Ao substituir a experiência da cor percebida fora do ateliê, ao ar livre, pela alquimia da cor pura baseada na teoria dos contrastes simultâneos (Chevreul), Seurat abre caminho para a exploração da cor como expressão autônoma, o que seria tentado pelos fauves e entre eles por Matisse. Este é um caminho oposto ao de Picasso e Braque que cubificaram as figuras e reduziram a cor de seus quadros a terras e cinzas. Ao descobrir a cor como expressão em si mesma, Matisse introduz em sua práxis o conflito entre disciplina e liberdade, desenho e cor. Por isso mesmo, cita em sua carta a exclamação de Toulouse-Lautrec: “Finalmente já não sei desenhar”.
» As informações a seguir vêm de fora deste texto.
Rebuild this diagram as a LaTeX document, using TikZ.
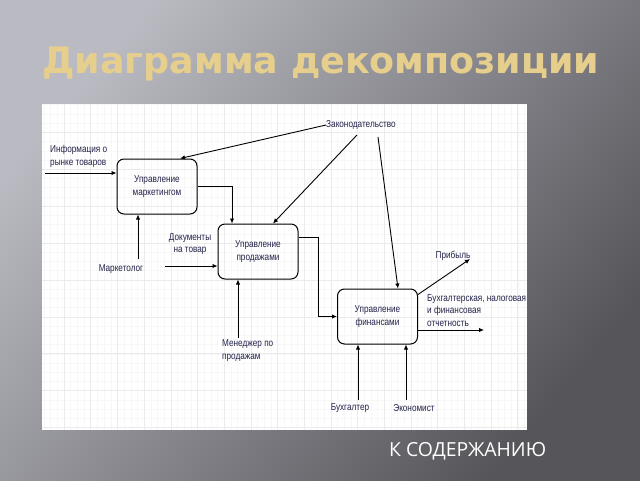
\documentclass[tikz,border=0pt]{standalone}
\usepackage{fontspec}
\setmainfont{Liberation Sans}
\newfontfamily\dfont[FakeStretch=0.82]{Liberation Sans}
\newfontfamily\tfont{DejaVu Sans}
\newfontfamily\cfont{Open Sans}
\usetikzlibrary{arrows.meta}
\definecolor{titlec}{HTML}{E6CF8C}
\definecolor{txt}{HTML}{23234A}
\definecolor{bglight}{HTML}{BABAC2}
\definecolor{bgmid}{HTML}{6E6D73}
\definecolor{bgdark}{HTML}{56555A}
\begin{document}
\begin{tikzpicture}[x=1pt,y=-1pt,
  proc/.style={draw, line width=1pt, rounded corners=7pt, minimum width=80pt, minimum height=55pt,
    align=center, font=\dfont\fontsize{10}{13}\selectfont, text=txt, inner sep=2pt},
  lbl/.style={font=\dfont\fontsize{10}{12.5}\selectfont, text=txt, inner sep=0pt},
  arr/.style={-{Latex[length=5pt,width=4.5pt]}, line width=0.9pt},
  gmaj/.style={draw=black!8, line width=0.5pt},
  gmin/.style={draw=black!3, line width=0.4pt}]
\useasboundingbox (0,0) rectangle (640,480);
% background
\fill[bgdark] (0,0) rectangle (640,480);
\shade[top color=bglight, middle color=bgmid, bottom color=bgdark, shading angle=50] (0,0) rectangle (640,480);
% panel
\fill[white] (42,104) rectangle (527,430);
\begin{scope}
\clip (42,104) rectangle (527,430);
\foreach \i in {-3,...,69} \draw[gmin] ({64+6.6725*\i},104) -- ({64+6.6725*\i},430);
\foreach \k in {-3,...,32} \draw[gmin] (42,{132.3+9.225*\k}) -- (527,{132.3+9.225*\k});
\foreach \i in {0,...,17} \draw[gmaj] ({64+26.69*\i},104) -- ({64+26.69*\i},430);
\foreach \k in {0,...,8} \draw[gmaj] (42,{132.3+36.9*\k}) -- (527,{132.3+36.9*\k});
\end{scope}
% title and footer
\node[anchor=base west, inner sep=0pt, font=\tfont\bfseries\fontsize{36.4}{40}\selectfont, text=titlec] (title) at (42,73) {Диаграмма декомпозиции};
\node[anchor=base west, inner sep=0pt, font=\cfont\fontsize{19.4}{21}\selectfont, text=white] (toc) at (389,456.7) {К СОДЕРЖАНИЮ};
% processes
\node[proc] (m) at (157,186.5) {Управление\\маркетингом};
\node[proc] (s) at (258,251.5) {Управление\\продажами};
\node[proc] (f) at (377.5,316.5) {Управление\\финансами};
% labels
\node[lbl, align=left, anchor=west] (info) at (50,156.5) {Информация о\\рынке товаров};
\node[lbl] (law) at (361,125) {Законодательство};
\node[lbl] (mk) at (121,269) {Маркетолог};
\node[lbl, align=center] (docs) at (190,244) {Документы\\на товар};
\node[lbl, align=left, anchor=west] (mgr) at (222,350.5) {Менеджер по\\продажам};
\node[lbl] (prof) at (453,255.5) {Прибыль};
\node[lbl, align=left, anchor=west] (rep) at (427,310.5) {Бухгалтерская, налоговая\\и финансовая\\отчетность};
\node[lbl] (acc) at (350,408) {Бухгалтер};
\node[lbl] (eco) at (414,408) {Экономист};
% free ends
\coordinate (infoS) at (45,173);
\coordinate (mkup) at (138,259);
\coordinate (mkr) at (165,266);
\coordinate (mgrup) at (238,338);
\coordinate (accup) at (358,400);
\coordinate (ecoup) at (406,400);
% connectors
\draw[arr] (infoS) -- (infoS -| m.west);
\draw[arr] ([xshift=-35pt]law.center) -- ([xshift=23pt]m.north);
\draw[arr] ([xshift=-4pt,yshift=-10pt]law.center) -- ([xshift=15pt]s.north);
\draw[arr] ([xshift=17pt,yshift=-12pt]law.center) -- ([xshift=20.5pt]f.north);
\draw[arr] (m.east) -| ([xshift=-26pt]s.north);
\draw[arr] (mkup) -- (mkup |- m.south);
\draw[arr] (mkr) -- (mkr -| s.west);
\draw[arr] (mgrup) -- (mgrup |- s.south);
\draw[arr] ([yshift=14.5pt]s.east) -- ++(20,0) |- (f.west);
\draw[arr] ([yshift=-6pt]f.north east) -- ([xshift=17pt,yshift=-3.5pt]prof.center);
\draw[arr] ([yshift=-13.5pt]f.east) -- ++(66,0);
\draw[arr] (accup) -- (accup |- f.south);
\draw[arr] (ecoup) -- (ecoup |- f.south);
\end{tikzpicture}
\end{document}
A questão implícita nessa frase está no centro da problemática da arte moderna, nascida da rejeição aos princípios acadêmicos, ou seja, da arte como resultado da aplicação de princípios e normas; ela seria, então, o resultado de uma invenção do artista no ato mesmo de pintar, da necessidade de ir mais fundo na busca da expressão essencial. Mas o próprio ato de pintar gera um saber que vai se tornando regra para o pintor e de novo tolhendo-lhe a espontaneidade, a capacidade de ir à fonte original, primeira. Por outro lado, rejeitar todo o saber-fazer pode dar ao espectador do quadro a impressão de facilidade, que é o temor expresso por Matisse em sua carta. A lição fundamental que ele nos passa é a de que, em lugar de macetes e normas, a sabedoria do artista consiste em educar-se a si mesmo “com pureza e sem mentir a si mesmo”. Por igual motivo, Oswald Goeldi, mestre da gravura brasileira, costumava dizer: “Não sei gravar”.